1. Key Pair Generation: Each PWA will have its own unique key pair. The public key is used for server-side authentication, while the private key is encrypted and stored locally on the user's device.

2. Secret Encryption: To protect the private key encryption secret, we'll utilize a user-specific piece of information that is:

   • Memorable: Easily remembered by the user (e.g., a strong, memorable PIN).
   • Not Locally Stored: Not directly stored on the device to minimize the risk of compromise.

3. Key Server Functionality:

   • Secure Secret Storage: The Key Server will store an encrypted copy of the device secret.
   • Passkey Support: For devices with passkey capabilities, the secret can be bound to the user's passkey, eliminating the need for a PIN.
   • PIN-Based Recovery: If passkeys are not available, the user can recover their secret using their PIN.
   • TOTP Fallback: As a secondary recovery method, the Key Server will support TOTP (Time-based One-Time Password) generation for users who forget their PIN.

4. Offline Mode:

   • For offline scenarios, the user will need to enter their PIN to access the locally encrypted secret. This PIN will be hashed (with a salt) to derive the encryption key.
   • Read-only app functionality may not require PIN authentication, enhancing user experience.

Functional Requirements:

• Secret Storage and Encryption:
  • Securely store and encrypt user secrets on the server.
  • Utilize strong encryption algorithms for data protection.
• Passkey Integration:
  • Implement WebAuthn or a similar protocol for passkey-based authentication.
  • Bind user secrets to passkeys for seamless access.
• PIN-Based Authentication:
  • Allow users to authenticate using their PIN.
  • Implement secure hashing and salting mechanisms for PIN storage.
• TOTP Fallback:
  • Generate and deliver time-based OTPs for secret recovery.
  • Configure OTP expiration times for enhanced security.
• Offline Functionality:
  • Enable local decryption of secrets using PIN-derived keys in offline mode.
  • Synchronize local data with the Key Server when online connectivity is restored.
• API Endpoints:
  • Secret Backup API: For securely backing up user secrets.
  • Secret Recovery API: For retrieving and restoring secrets after authentication (passkey or PIN).
  • Passkey Authentication API: For handling passkey-based authentication.
  • OTP Generation API: For generating and delivering OTPs.

Security Requirements:

• Encryption:
  • Encrypt all sensitive data (secrets, passkeys) during storage and transmission.
• Logging and Auditing:
  • Log all authentication and secret recovery events.
  • Maintain a comprehensive audit trail for data access and modifications.
• User Data Privacy:
  • Adhere to relevant privacy regulations (e.g., GDPR, CCPA).
  • Minimize data collection and storage.
• Session Management:
  • Implement session timeouts and ensure passkeys and OTPs expire after a defined period.
• Immutable Device Binding:
  • Server-side storage of device credentials must be cryptographically bound to a unique device identifier.
  • This binding should prevent system administrators from manipulating server-side data to compromise user accounts.
  • Passkey Implementation: Utilize the public key as the device identifier.
  • OTP Implementation: Use a salted hash of the OTP secret key as the device identifier.
  • Ensure that any server-side manipulation cannot re-associate credentials with a different device identifier.

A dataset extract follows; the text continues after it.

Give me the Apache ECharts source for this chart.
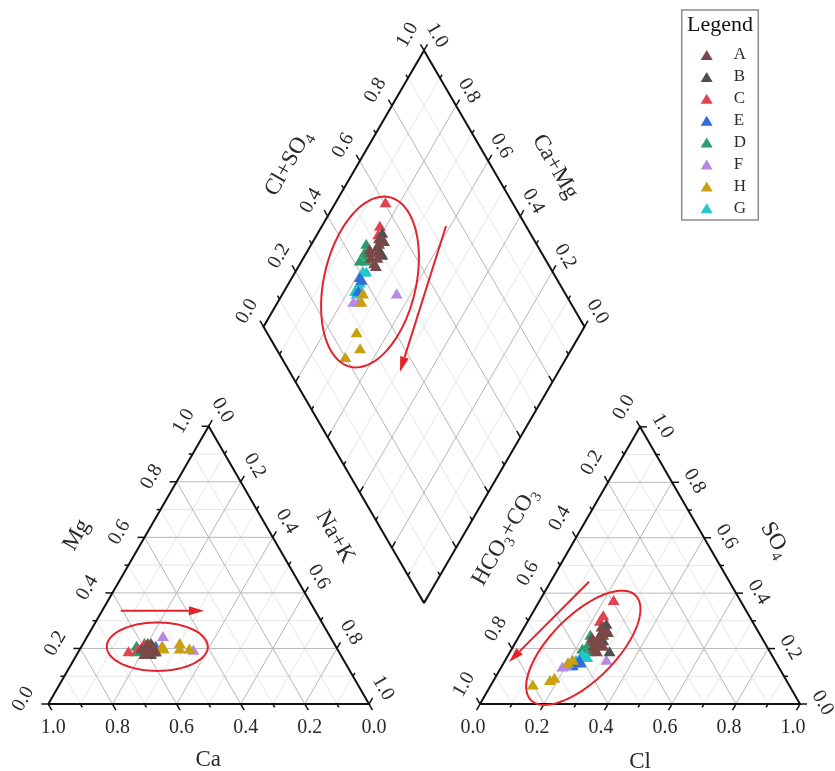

Non-Functional Requirements:

• Performance: The Key Server should be highly responsive to ensure a smooth user experience.
• Scalability: The system should be able to handle a growing number of users and PWAs.
• Reliability: Ensure high availability and fault tolerance to minimize service disruptions.
• Tamper-Proof Storage: Implement mechanisms to ensure the integrity and immutability of device credentials stored on the server, preventing unauthorized modification.

Benefits:

• Enhanced Security: Strong encryption and multiple authentication methods protect user secrets.
• Improved User Experience: Streamlined authentication with minimal user interaction.
• Offline Accessibility: Maintain app functionality even without internet connectivity.
• Flexible Authentication: Support for both passkeys and PINs caters to a wider range of devices and user preferences.